Stated exercise:
Pictures in the entries below are excluded; copy only the lines from the one containing "What React, TypeScript" to the one containing "import * as", both included.

Record set:
####

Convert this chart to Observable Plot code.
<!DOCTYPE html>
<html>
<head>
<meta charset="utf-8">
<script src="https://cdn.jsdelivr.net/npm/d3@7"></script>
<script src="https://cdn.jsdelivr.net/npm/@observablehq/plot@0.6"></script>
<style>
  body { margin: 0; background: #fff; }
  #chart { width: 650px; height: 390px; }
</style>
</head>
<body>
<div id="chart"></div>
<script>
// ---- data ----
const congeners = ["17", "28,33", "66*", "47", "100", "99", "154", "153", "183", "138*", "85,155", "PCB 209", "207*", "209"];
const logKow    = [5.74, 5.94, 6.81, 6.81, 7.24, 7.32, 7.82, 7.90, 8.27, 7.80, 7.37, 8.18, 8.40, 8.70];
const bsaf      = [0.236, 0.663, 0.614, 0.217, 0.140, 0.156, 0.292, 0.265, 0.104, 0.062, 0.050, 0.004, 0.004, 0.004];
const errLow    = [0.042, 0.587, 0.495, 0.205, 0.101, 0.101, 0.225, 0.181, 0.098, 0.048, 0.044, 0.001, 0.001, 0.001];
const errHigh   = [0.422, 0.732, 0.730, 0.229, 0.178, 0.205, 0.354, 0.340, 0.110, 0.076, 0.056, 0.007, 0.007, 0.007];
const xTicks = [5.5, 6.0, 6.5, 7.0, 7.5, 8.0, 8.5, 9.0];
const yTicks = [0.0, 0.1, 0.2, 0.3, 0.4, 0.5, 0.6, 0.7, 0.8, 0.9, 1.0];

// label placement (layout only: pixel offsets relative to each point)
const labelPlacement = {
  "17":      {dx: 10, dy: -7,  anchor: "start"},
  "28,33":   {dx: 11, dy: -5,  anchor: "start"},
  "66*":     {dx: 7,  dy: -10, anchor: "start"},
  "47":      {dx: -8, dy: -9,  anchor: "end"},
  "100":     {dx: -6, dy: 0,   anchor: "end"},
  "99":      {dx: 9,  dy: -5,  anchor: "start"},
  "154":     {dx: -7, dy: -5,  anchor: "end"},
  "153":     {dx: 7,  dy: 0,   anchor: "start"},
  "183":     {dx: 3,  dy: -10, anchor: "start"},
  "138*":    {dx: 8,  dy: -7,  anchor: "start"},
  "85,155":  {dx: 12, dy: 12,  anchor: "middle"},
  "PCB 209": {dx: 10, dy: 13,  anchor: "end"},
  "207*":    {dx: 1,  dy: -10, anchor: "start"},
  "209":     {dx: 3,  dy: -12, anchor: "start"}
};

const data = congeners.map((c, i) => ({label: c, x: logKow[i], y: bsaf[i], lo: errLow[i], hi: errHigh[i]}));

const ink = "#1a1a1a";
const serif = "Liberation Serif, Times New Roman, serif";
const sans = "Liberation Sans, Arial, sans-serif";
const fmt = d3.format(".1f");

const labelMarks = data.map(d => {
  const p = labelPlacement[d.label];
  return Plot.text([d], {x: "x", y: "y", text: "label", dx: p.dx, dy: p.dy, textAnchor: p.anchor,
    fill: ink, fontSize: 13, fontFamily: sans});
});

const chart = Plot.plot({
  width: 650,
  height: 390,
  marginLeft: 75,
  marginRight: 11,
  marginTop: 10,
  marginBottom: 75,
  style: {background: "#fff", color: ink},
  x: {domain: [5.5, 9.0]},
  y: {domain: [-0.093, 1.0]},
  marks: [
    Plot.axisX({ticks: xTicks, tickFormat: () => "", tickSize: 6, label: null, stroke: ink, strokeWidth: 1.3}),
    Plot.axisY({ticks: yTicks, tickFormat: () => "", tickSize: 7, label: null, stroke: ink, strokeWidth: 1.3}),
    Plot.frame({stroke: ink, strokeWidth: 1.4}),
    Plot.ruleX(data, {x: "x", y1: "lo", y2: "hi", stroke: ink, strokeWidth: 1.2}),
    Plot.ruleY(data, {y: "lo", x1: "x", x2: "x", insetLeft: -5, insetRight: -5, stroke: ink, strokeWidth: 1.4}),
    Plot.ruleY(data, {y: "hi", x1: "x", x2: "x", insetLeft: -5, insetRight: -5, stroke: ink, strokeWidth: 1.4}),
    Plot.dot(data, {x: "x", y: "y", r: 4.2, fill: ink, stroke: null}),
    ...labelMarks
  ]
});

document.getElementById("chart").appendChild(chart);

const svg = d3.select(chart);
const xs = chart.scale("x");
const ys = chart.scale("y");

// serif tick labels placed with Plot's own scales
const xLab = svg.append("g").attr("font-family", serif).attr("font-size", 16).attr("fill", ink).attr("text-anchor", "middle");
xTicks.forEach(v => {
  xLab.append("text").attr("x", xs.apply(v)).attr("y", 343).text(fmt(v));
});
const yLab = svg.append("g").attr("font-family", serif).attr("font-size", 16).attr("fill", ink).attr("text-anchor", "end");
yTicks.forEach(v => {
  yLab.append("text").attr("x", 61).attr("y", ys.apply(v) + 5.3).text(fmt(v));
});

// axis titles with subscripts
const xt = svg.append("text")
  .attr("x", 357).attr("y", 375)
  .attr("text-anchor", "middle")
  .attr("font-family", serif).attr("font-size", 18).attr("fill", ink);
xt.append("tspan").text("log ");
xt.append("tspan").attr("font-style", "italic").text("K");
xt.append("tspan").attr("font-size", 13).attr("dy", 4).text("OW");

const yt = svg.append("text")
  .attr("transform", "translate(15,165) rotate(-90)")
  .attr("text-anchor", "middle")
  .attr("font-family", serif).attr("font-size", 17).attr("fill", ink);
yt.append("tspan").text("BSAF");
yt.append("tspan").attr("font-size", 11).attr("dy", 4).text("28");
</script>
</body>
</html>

####

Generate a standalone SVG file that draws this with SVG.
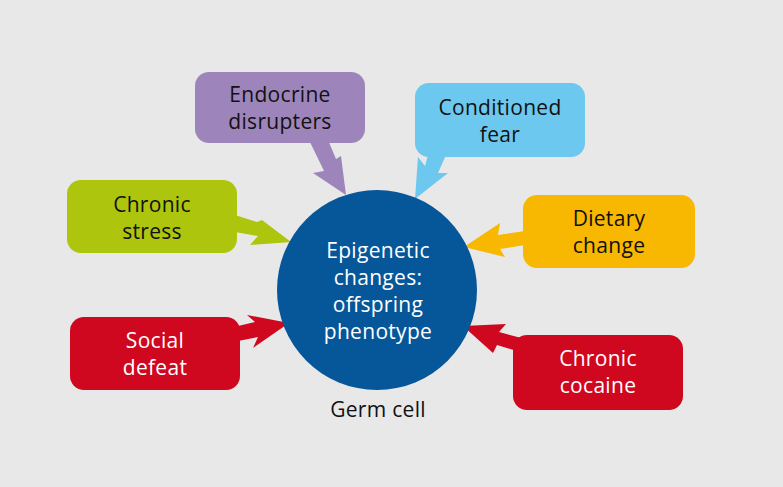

####

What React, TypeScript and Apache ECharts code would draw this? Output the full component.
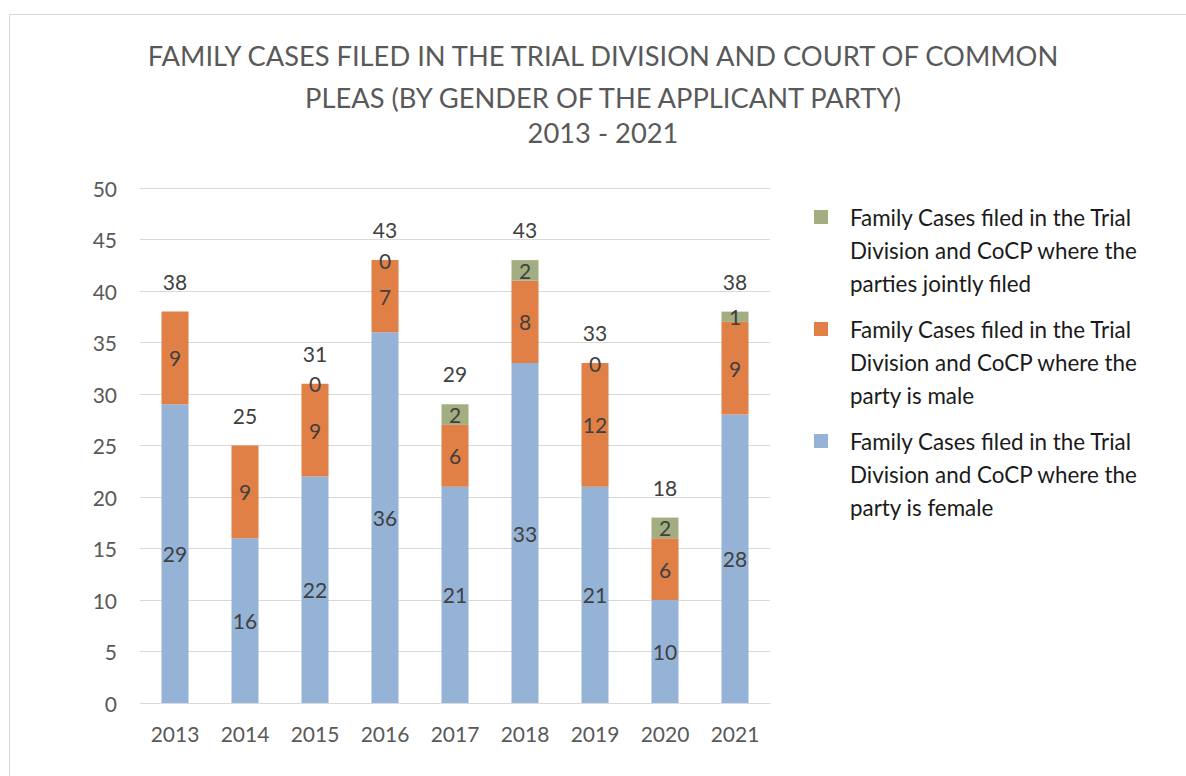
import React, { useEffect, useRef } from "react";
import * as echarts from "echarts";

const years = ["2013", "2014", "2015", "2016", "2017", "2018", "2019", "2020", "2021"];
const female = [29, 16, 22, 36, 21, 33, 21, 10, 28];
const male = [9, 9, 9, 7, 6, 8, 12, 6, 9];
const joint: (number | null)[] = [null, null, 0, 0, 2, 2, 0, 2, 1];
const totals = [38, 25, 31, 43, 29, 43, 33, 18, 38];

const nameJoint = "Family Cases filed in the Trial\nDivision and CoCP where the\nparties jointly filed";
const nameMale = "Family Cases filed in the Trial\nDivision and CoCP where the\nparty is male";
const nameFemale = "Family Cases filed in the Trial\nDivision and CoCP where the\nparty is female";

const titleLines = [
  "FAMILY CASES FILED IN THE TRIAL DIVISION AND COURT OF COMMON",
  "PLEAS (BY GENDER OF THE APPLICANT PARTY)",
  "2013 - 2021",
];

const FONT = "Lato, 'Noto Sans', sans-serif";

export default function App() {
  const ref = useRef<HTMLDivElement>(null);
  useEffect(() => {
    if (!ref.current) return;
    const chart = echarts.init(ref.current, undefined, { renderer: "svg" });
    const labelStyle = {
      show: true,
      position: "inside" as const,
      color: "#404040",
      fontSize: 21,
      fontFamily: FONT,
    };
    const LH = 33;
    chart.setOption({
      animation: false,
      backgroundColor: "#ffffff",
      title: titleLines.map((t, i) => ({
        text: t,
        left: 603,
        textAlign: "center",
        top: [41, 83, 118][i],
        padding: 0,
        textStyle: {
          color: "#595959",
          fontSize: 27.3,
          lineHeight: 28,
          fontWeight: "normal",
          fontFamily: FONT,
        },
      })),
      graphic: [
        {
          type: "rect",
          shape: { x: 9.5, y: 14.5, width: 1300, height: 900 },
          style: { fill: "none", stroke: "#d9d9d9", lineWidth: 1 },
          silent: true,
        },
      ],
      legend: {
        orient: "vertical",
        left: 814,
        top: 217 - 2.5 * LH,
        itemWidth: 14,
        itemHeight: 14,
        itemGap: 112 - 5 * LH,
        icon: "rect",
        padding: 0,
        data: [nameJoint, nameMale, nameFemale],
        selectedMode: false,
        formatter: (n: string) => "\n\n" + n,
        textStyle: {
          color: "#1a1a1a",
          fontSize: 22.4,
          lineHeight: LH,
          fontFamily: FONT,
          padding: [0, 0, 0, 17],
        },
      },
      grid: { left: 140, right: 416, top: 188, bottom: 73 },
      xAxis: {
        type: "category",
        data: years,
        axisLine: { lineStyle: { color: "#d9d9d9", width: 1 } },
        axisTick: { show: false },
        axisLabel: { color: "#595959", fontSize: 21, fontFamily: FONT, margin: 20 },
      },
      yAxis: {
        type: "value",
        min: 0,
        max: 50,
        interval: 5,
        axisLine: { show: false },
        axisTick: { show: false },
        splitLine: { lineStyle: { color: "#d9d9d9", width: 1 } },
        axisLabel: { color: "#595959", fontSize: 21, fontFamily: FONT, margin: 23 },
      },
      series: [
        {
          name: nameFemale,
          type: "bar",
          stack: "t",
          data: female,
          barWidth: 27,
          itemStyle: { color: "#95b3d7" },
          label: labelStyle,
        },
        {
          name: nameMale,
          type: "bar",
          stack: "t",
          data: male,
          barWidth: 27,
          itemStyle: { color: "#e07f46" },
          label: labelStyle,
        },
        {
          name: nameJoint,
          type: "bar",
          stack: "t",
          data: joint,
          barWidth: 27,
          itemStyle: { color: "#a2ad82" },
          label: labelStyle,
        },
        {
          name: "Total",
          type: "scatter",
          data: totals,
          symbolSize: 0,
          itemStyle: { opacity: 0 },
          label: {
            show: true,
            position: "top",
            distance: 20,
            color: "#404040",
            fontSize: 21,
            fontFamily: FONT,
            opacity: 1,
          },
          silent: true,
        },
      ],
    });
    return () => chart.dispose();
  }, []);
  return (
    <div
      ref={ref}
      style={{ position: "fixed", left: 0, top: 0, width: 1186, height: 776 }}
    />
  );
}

####

Solution:
What React, TypeScript and Apache ECharts code would draw this? Output the full component.
import React, { useEffect, useRef } from "react";
import * as echarts from "echarts";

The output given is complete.